Robert Westerbeck was born in 1917 and was an only child, Allen said. He graduated in 1936 from what was then Pasadena Junior College and worked as an engineer for Lockheed Aircraft in Burbank and later for another local engineering firm. He loved to tell jokes and was tall and athletic, playing varsity basketball in school and taking up archery, golf and cycling.

Bob was approaching middle age when he decided to take private piano lessons from Addie, and that's when he fell in love, their friends said.

Born in New York in 1906, Adrienne Zick lived in Colorado as a child before her family moved to California. At USC, she earned bachelor's and master's degrees in music as well as a master's in education. She taught music at Pasadena City College until her retirement in 1971.

Strong-willed and independent, she earned a salary as the organist for the Christian Science Church in Los Feliz until shortly before her death.

Church member Connie Stamos helped Addie in her final years by driving her to and from the services.

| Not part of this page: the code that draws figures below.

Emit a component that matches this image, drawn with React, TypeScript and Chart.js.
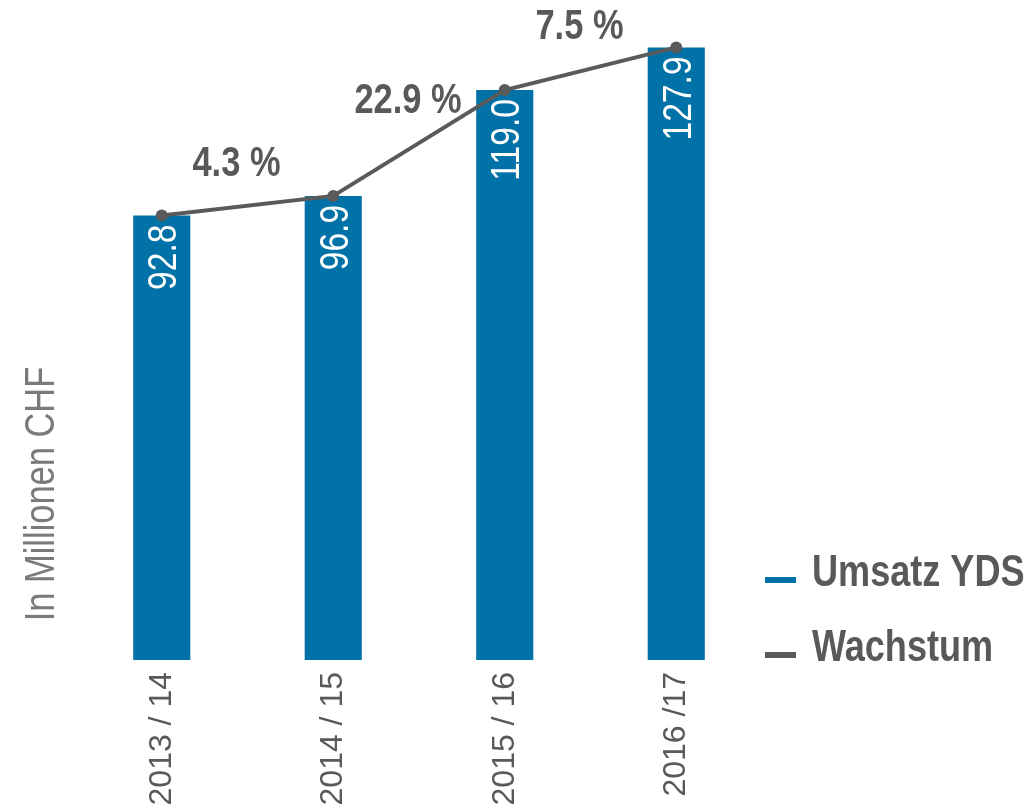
import React, { useEffect, useRef } from "react";
import { Chart, registerables } from "chart.js";

Chart.register(...registerables);

// ---- data ----
const categories = ["2013 / 14", "2014 / 15", "2015 / 16", "2016 /17"];
const revenue = [92.8, 96.9, 119.0, 127.9];
const growthLabels = ["4.3 %", "22.9 %", "7.5 %"];
const seriesNames = ["Umsatz YDS", "Wachstum"];
const yAxisTitle = "In Millionen CHF";

// ---- styles ----
const FONT = "'Liberation Sans', Arial, sans-serif";
const NARROW = 0.82; // horizontal squeeze to imitate a narrow face
const BLUE = "#0072a7";
const GRAY = "#5a5a5a";
const TEXT = "#595959";
const LIGHT = "#7a7a7a";

function narrowText(
  ctx: CanvasRenderingContext2D,
  text: string,
  x: number,
  y: number,
  angle: number,
  align: CanvasTextAlign
) {
  ctx.save();
  ctx.translate(x, y);
  ctx.rotate(angle);
  ctx.scale(NARROW, 1);
  ctx.textAlign = align;
  ctx.textBaseline = "alphabetic";
  ctx.fillText(text, 0, 0);
  ctx.restore();
}

const overlayPlugin = {
  id: "overlay",
  afterDatasetsDraw(chart: any) {
    const ctx = chart.ctx as CanvasRenderingContext2D;
    const area = chart.chartArea;
    const barMeta = chart.getDatasetMeta(0);
    const lineMeta = chart.getDatasetMeta(1);
    ctx.save();

    // values inside bars (rotated, reading upwards)
    ctx.fillStyle = "#ffffff";
    const vSize = 41;
    ctx.font = `400 ${vSize}px ${FONT}`;
    barMeta.data.forEach((bar: any, i: number) => {
      narrowText(ctx, revenue[i].toFixed(1), bar.x + 0.358 * vSize, bar.y + 9, -Math.PI / 2, "right");
    });

    // growth labels above line segments
    ctx.fillStyle = TEXT;
    ctx.font = `700 42px ${FONT}`;
    growthLabels.forEach((lab, k) => {
      const a = lineMeta.data[k];
      const b = lineMeta.data[k + 1];
      const mx = (a.x + b.x) / 2;
      const my = (a.y + b.y) / 2;
      narrowText(ctx, lab, mx - 11, my - 30, 0, "center");
    });

    // y axis title
    ctx.fillStyle = LIGHT;
    ctx.font = `400 42px ${FONT}`;
    narrowText(ctx, yAxisTitle, area.left - 22, area.bottom - 166, -Math.PI / 2, "center");

    // legend
    const colors = [BLUE, GRAY];
    const baselines = [586, 661];
    ctx.font = `700 44px ${FONT}`;
    chart.data.datasets.forEach((ds: any, i: number) => {
      ctx.fillStyle = colors[i];
      ctx.fillRect(area.right + 3, baselines[i] - 9, 31, 6);
      ctx.fillStyle = TEXT;
      narrowText(ctx, ds.label, area.right + 50, baselines[i], 0, "left");
    });

    ctx.restore();
  },
};

export default function App() {
  const ref = useRef<HTMLCanvasElement | null>(null);

  useEffect(() => {
    if (!ref.current) return;
    const chart = new Chart(ref.current, {
      type: "bar",
      data: {
        labels: categories,
        datasets: [
          {
            type: "bar",
            label: seriesNames[0],
            data: revenue,
            backgroundColor: BLUE,
            borderWidth: 0,
            barPercentage: 0.333,
            categoryPercentage: 1,
            order: 2,
          } as any,
          {
            type: "line",
            label: seriesNames[1],
            data: revenue,
            borderColor: GRAY,
            backgroundColor: GRAY,
            borderWidth: 4,
            pointRadius: 6,
            pointBackgroundColor: GRAY,
            pointBorderWidth: 0,
            tension: 0,
            clip: false,
            order: 1,
          } as any,
        ],
      },
      options: {
        responsive: false,
        animation: false,
        events: [],
        layout: { padding: { left: 76, right: 268, top: 13.4, bottom: 0 } },
        plugins: {
          legend: { display: false },
          tooltip: { enabled: false },
          title: { display: false },
        },
        scales: {
          x: {
            grid: { display: false, drawTicks: false },
            border: { display: false },
            ticks: {
              color: TEXT,
              font: { family: FONT, size: 32 },
              minRotation: 90,
              maxRotation: 90,
              padding: 12,
              autoSkip: false,
            },
            afterFit: (axis: any) => {
              axis.height = 151;
            },
          },
          y: {
            display: false,
            min: 0,
            max: 135,
          },
        },
      },
      plugins: [overlayPlugin],
    });
    return () => chart.destroy();
  }, []);

  return (
    <div style={{ position: "absolute", left: 0, top: 0, width: 1030, height: 811 }}>
      <canvas ref={ref} width={1030} height={811} style={{ display: "block" }} />
    </div>
  );
}
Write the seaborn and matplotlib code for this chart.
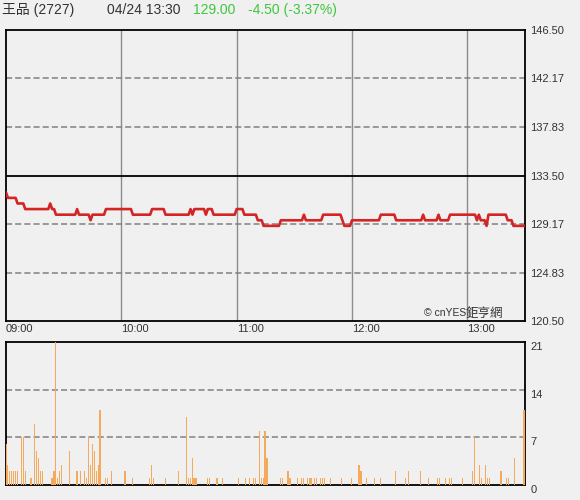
import matplotlib
matplotlib.use('Agg')
import matplotlib.pyplot as plt
import seaborn as sns

# header
stock_name = '王品 (2727)'
stamp = '04/24 13:30'
last_price = '129.00'
change = '-4.50 (-3.37%)'
prev_close = 133.50

# price: minutes after 09:00 where the level changes
price_min = [0, 1, 5, 6, 9, 10, 22, 23, 24, 25, 26, 36, 37, 38, 43, 44, 45, 51, 52, 65,
             66, 75, 76, 82, 83, 95, 96, 97, 98, 103, 104, 105, 107, 108, 119, 120, 123, 124,
             130, 131, 133, 134, 142, 143, 154, 155, 156, 164, 165, 174, 175, 176, 179, 180,
             194, 195, 202, 203, 216, 217, 218, 224, 225, 226, 230, 231, 244, 245, 246, 247,
             249, 250, 251, 260, 261, 263, 264, 270]
price_val = [132.0, 131.5, 131.5, 131.0, 131.0, 130.5, 130.5, 131.0, 130.5, 130.5, 130.0,
             130.0, 130.5, 130.0, 130.0, 129.5, 130.0, 130.0, 130.5, 130.5,
             130.0, 130.0, 130.5, 130.5, 130.0, 130.0, 130.5, 130.0, 130.5, 130.5, 130.0,
             130.5, 130.5, 130.0, 130.0, 130.5, 130.5, 130.0,
             130.0, 129.5, 129.5, 129.0, 129.0, 129.5, 129.5, 130.0, 129.5, 129.5, 130.0,
             130.0, 129.5, 129.0, 129.0, 129.5,
             129.5, 130.0, 130.0, 129.5, 129.5, 130.0, 129.5, 129.5, 130.0, 129.5, 129.5,
             130.0, 130.0, 129.5, 130.0, 129.5,
             129.5, 129.0, 130.0, 130.0, 129.5, 129.5, 129.0, 129.0]

# volume per minute (only non-zero minutes)
vol_min = [0, 1, 2, 3, 4, 5, 6, 8, 9, 10, 13, 15, 16, 17, 18, 19, 24, 25, 26, 27, 28, 29,
           33, 37, 39, 41, 42, 43, 44, 45, 46, 47, 48, 49, 52, 53, 55, 62, 66,
           75, 76, 77, 83, 90, 94, 95, 96, 97, 98, 99, 105, 106, 110, 113, 121, 125, 127,
           129, 130, 132, 133, 134, 135, 136, 143, 144, 147, 148, 152, 154, 155, 157, 158,
           159, 161, 162, 164, 165, 166, 169, 175, 180, 184, 185, 188, 192, 195,
           203, 208, 210, 216, 220, 225, 226, 229, 231, 232, 238, 243, 244, 247, 248, 250,
           251, 252, 258, 261, 262, 265, 270]
vol_val = [6, 3, 2, 2, 2, 2, 2, 7, 7, 2, 1, 9, 5, 4, 2, 2, 1, 2, 21, 1, 2, 3,
           5, 2, 2, 2, 1, 7, 3, 6, 5, 2, 3, 11, 1, 1, 2, 2, 1,
           1, 3, 1, 1, 2, 10, 1, 1, 4, 1, 1, 1, 1, 1, 1, 1, 1, 1,
           1, 1, 8, 1, 1, 8, 4, 1, 1, 2, 1, 1, 1, 1, 1, 1,
           1, 1, 1, 1, 1, 1, 1, 1, 1, 3, 2, 1, 1, 1,
           2, 1, 2, 2, 1, 1, 1, 1, 1, 1, 1, 2, 7, 3, 1, 3,
           1, 1, 2, 1, 1, 4, 11]

price_ticks = [120.50, 124.83, 129.17, 133.50, 137.83, 142.17, 146.50]
vol_ticks = [0, 7, 14, 21]
time_ticks = [0, 60, 120, 180, 240]
time_labels = ['09:00', '10:00', '11:00', '12:00', '13:00']

sns.set_theme(style='white')
plt.rcParams['font.family'] = ['Liberation Sans', 'Noto Sans CJK TC']
bg = '#f0f0f0'
grey = '#808080'
dash = (0, (4, 2))

W, H = 580, 500
fig = plt.figure(figsize=(W / 100, H / 100), dpi=100, facecolor=bg)


def box(x0, y0, x1, y1):
    return [x0 / W, 1 - y1 / H, (x1 - x0) / W, (y1 - y0) / H]


ax = fig.add_axes(box(6, 30, 525, 321), facecolor=bg)
axv = fig.add_axes(box(6, 342, 525, 485), facecolor=bg)

# price panel
for t in time_ticks[1:]:
    ax.axvline(t, color='#8c8c8c', lw=1.0, zorder=1)
for p in price_ticks[1:-1]:
    if p == prev_close:
        ax.axhline(p, color='black', lw=1.3, zorder=1)
    else:
        ax.axhline(p, color=grey, lw=1.1, ls=dash, zorder=1)
sns.lineplot(x=price_min, y=price_val, ax=ax, color='#d42424', lw=1.9, zorder=3)
ax.set_xlim(0, 270)
ax.set_ylim(120.5, 146.5)
ax.set_xlabel('')
ax.set_ylabel('')
ax.set_yticks(price_ticks)
ax.set_yticklabels([f'{p:.2f}' for p in price_ticks])
ax.yaxis.tick_right()
ax.set_xticks(time_ticks)
ax.set_xticklabels(time_labels)
for lab in ax.get_xticklabels():
    lab.set_ha('left')
ax.tick_params(axis='both', length=0, labelsize=8, colors='#333333')
ax.tick_params(axis='y', pad=4)
ax.tick_params(axis='x', pad=2)
for s in ax.spines.values():
    s.set_color('black')
    s.set_linewidth(1.3)
ax.text(0.887, 0.01, '© cnYES', transform=ax.transAxes, ha='right', va='bottom',
        fontsize=7.5, color='#333333')
ax.text(0.958, 0.005, '鉅亨網', transform=ax.transAxes, ha='right', va='bottom',
        fontsize=9, color='#333333', family=['Noto Sans CJK TC'])

# volume panel
for v in vol_ticks[1:-1]:
    axv.axhline(v, color=grey, lw=1.1, ls=dash, zorder=1)
sns.barplot(x=vol_min, y=vol_val, ax=axv, native_scale=True, orient='x', width=0.6,
            color='#f4aa5a', linewidth=0, errorbar=None, saturation=1, zorder=3)
axv.set_xlim(0, 270.5)
axv.set_ylim(0, 21)
axv.set_xlabel('')
axv.set_ylabel('')
axv.set_xticks([])
axv.set_yticks(vol_ticks)
axv.set_yticklabels([str(v) for v in vol_ticks])
axv.yaxis.tick_right()
for lab in axv.get_yticklabels():
    lab.set_va('top')
axv.tick_params(axis='y', length=0, labelsize=8, colors='#333333', pad=4)
for s in axv.spines.values():
    s.set_color('black')
    s.set_linewidth(1.3)

# header
fig.text(2 / W, 1 - 10 / H, stock_name, ha='left', va='center', fontsize=10, color='#333333')
fig.text(107 / W, 1 - 10 / H, stamp, ha='left', va='center', fontsize=10, color='#333333')
fig.text(193 / W, 1 - 10 / H, last_price, ha='left', va='center', fontsize=10, color='#3cc83c')
fig.text(248 / W, 1 - 10 / H, change, ha='left', va='center', fontsize=10, color='#3cc83c')

fig.savefig('out.png', dpi=100, facecolor=bg)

Addie had given piano lessons to both her mother and grandmother.

Stamos said the older woman often spoke of leaving something to USC. But it made sense that she and Bob withheld their generosity until after they had passed away.

"They were the kind of quiet people who don't get the credit," Stamos said. "Just rock-solid, pillar-of-the-earth, doing whatever needs to be done and not looking for recognition."